Now if you aren’t familiar with Tidying Up with Marie Kondo it is a reality show that Netflix released earlier this year that follows Marie Kondo, a Japanese organizing consultant and creator of the KonMari method, as she visits families to help them organize and tidy their homes. Each family has individual backgrounds and needs, which the show addresses with both hands-on guidance from Kondo and cutaways of Kondo giving additional KonMari explanations.
While her method to cleaning is effective in organizing people’s homes and environments, Kondo stresses that her method is “far more psychological than it is practical.” And as a result the families that participate in the process are able to conquer some of the unfinished business in their homes, as well as in their personal lives.
Here’s the takeaway: unfinished business will hold you back because with unfinished business you are continually focused on fixing the past. This is how it works…and not just with the mess in your garage.
Think about you own life, do you have a garage of things in a terminal holding pattern? Do you have projects that you have started that are collecting physical or emotional dust, dormant and half finished?
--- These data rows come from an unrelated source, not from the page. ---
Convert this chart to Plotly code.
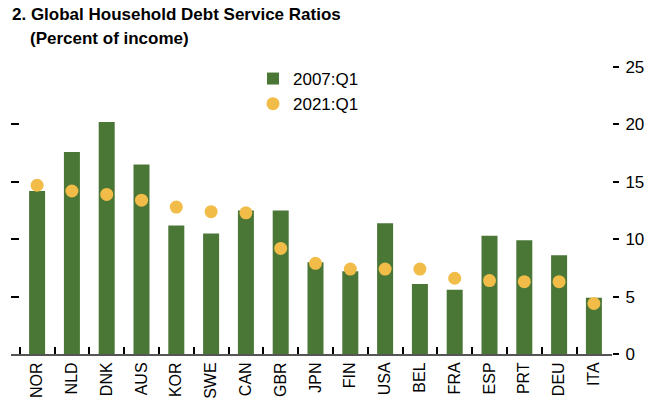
import plotly.graph_objects as go

categories = ["NOR","NLD","DNK","AUS","KOR","SWE","CAN","GBR","JPN","FIN","USA","BEL","FRA","ESP","PRT","DEU","ITA"]
q2007 = [14.2, 17.6, 20.2, 16.5, 11.2, 10.5, 12.5, 12.5, 8.0, 7.2, 11.4, 6.1, 5.6, 10.3, 9.9, 8.6, 4.9]
q2021 = [14.7, 14.2, 13.9, 13.4, 12.8, 12.4, 12.3, 9.2, 7.9, 7.4, 7.4, 7.4, 6.6, 6.4, 6.3, 6.3, 4.4]
yticks = [0, 5, 10, 15, 20, 25]

FONT = "Liberation Sans Narrow, Arial Narrow, Liberation Sans, Arial, sans-serif"
GREEN = "#4a7636"
GOLD = "#f2bc48"

fig = go.Figure()
fig.add_trace(go.Bar(x=categories, y=q2007, name="2007:Q1", marker_color=GREEN,
                     marker_line_width=0, width=0.46, legendgroup="a"))
fig.add_trace(go.Scatter(x=categories, y=q2021, name="2021:Q1", mode="markers",
                         marker=dict(color=GOLD, size=13, line_width=0), legendgroup="b"))
# invisible trace carrying the left tick axis
fig.add_trace(go.Scatter(x=[categories[0]], y=[0], yaxis="y2", mode="markers",
                         marker=dict(opacity=0), showlegend=False, hoverinfo="skip"))

fig.update_layout(
    template="none",
    width=662, height=401,
    margin=dict(l=11, r=50, t=67, b=47, autoexpand=False),
    paper_bgcolor="white", plot_bgcolor="white",
    font=dict(family=FONT, size=16, color="black"),
    showlegend=True,
    legend=dict(x=(253-11)/601, y=1.0 + 6/287, xanchor="left", yanchor="top",
                bgcolor="rgba(0,0,0,0)", font=dict(size=17), tracegroupgap=0, borderwidth=0),
    xaxis=dict(range=[-0.75, 16.52], showgrid=False, showline=True, linecolor="#555555",
               linewidth=2, ticks="inside", ticklen=7, tickwidth=1.5, tickcolor="black",
               tickson="boundaries", tickangle=-90, tickfont=dict(size=16), zeroline=False,
               automargin=False),
    yaxis=dict(range=[0, 25], side="right", showgrid=False, zeroline=False, showline=False,
               tickvals=yticks, ticks="outside", ticklen=6, tickwidth=1.5, tickcolor="black",
               tickfont=dict(size=17), ticklabelstandoff=3, automargin=False),
    yaxis2=dict(range=[0, 25], overlaying="y", side="left", showgrid=False, zeroline=False,
                showline=False, tickvals=yticks, ticks="inside", ticklen=8, tickwidth=1.5,
                tickcolor="black", showticklabels=False, automargin=False),
    annotations=[
        dict(text="<b>2. Global Household Debt Service Ratios</b>", xref="paper", yref="paper",
             x=(10-11)/601, y=(354-3)/287, xanchor="left", yanchor="top", showarrow=False,
             font=dict(size=17, family=FONT)),
        dict(text="<b>(Percent of income)</b>", xref="paper", yref="paper",
             x=(28-11)/601, y=(354-27)/287, xanchor="left", yanchor="top", showarrow=False,
             font=dict(size=17, family=FONT)),
    ],
)

fig.write_html("out.html", config={"displayModeBar": False},
               post_script="document.body.style.margin='0';document.body.style.overflow='hidden';")
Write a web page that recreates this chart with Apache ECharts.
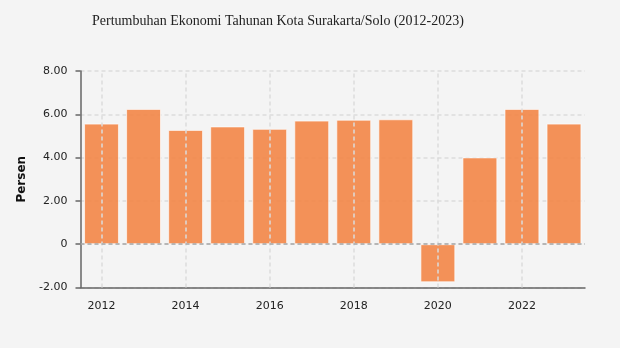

Because here’s the thing: When we allow relationships, commitments, and projects to go unfinished, the value of the initial investment steadily diminishes. And if neglected long enough, the investment will not only decrease in yield, it will become a deficit.
Unfinished business does not just happen. It is the direct result of a commitment that, for some reason or another, we are unwilling to complete. So how do you keep this from happening you ask?
The time to stop unfinished business is before you agree to the commitment. Unraveling the reason behind the when and the why you make random promises with the actual desire to fulfill them can be addressed by answering the following three questions:
- How did you make the agreement for this unfinished business? Take the opportunity that is here to seriously consider why you made some of these commitments.
- Consider the nature of your commitment. We tend to think of commitments as only distinct, verbal agreements, but there are a number of implied promises that we make on a daily basis. The key here is to become more deliberate up-front and to renegotiate both implied and explicit promises when you see the possibility of a breakdown on the horizon…before it become an unfulfilled commitment.
- What do I do with my unfinished business? Give yourself a deadline. 24 hours? A week? The deadline needs to be specific. Maybe you need to re-negotiate the original commitment. Or you may need to get out of the commitment all together!
But as you think about the barriers that seem to stop you from going forward in your life, remember, unfinished business plays a substantial part. You have to have the conversations you need to have, finish the jobs that need finishing, and if you need to, ask to be released from commitments that you realize you should have never made in the first place.
And furthermore, the greater the number of commitments, or possibilities from the past you leave undone, the higher your chances of closing down present possibilities because of the psychological and relational carry-over from those events.
So my challenge to you is to identify the areas in your life you could improve by identifying your unfinished business. Then finish the unfinished business!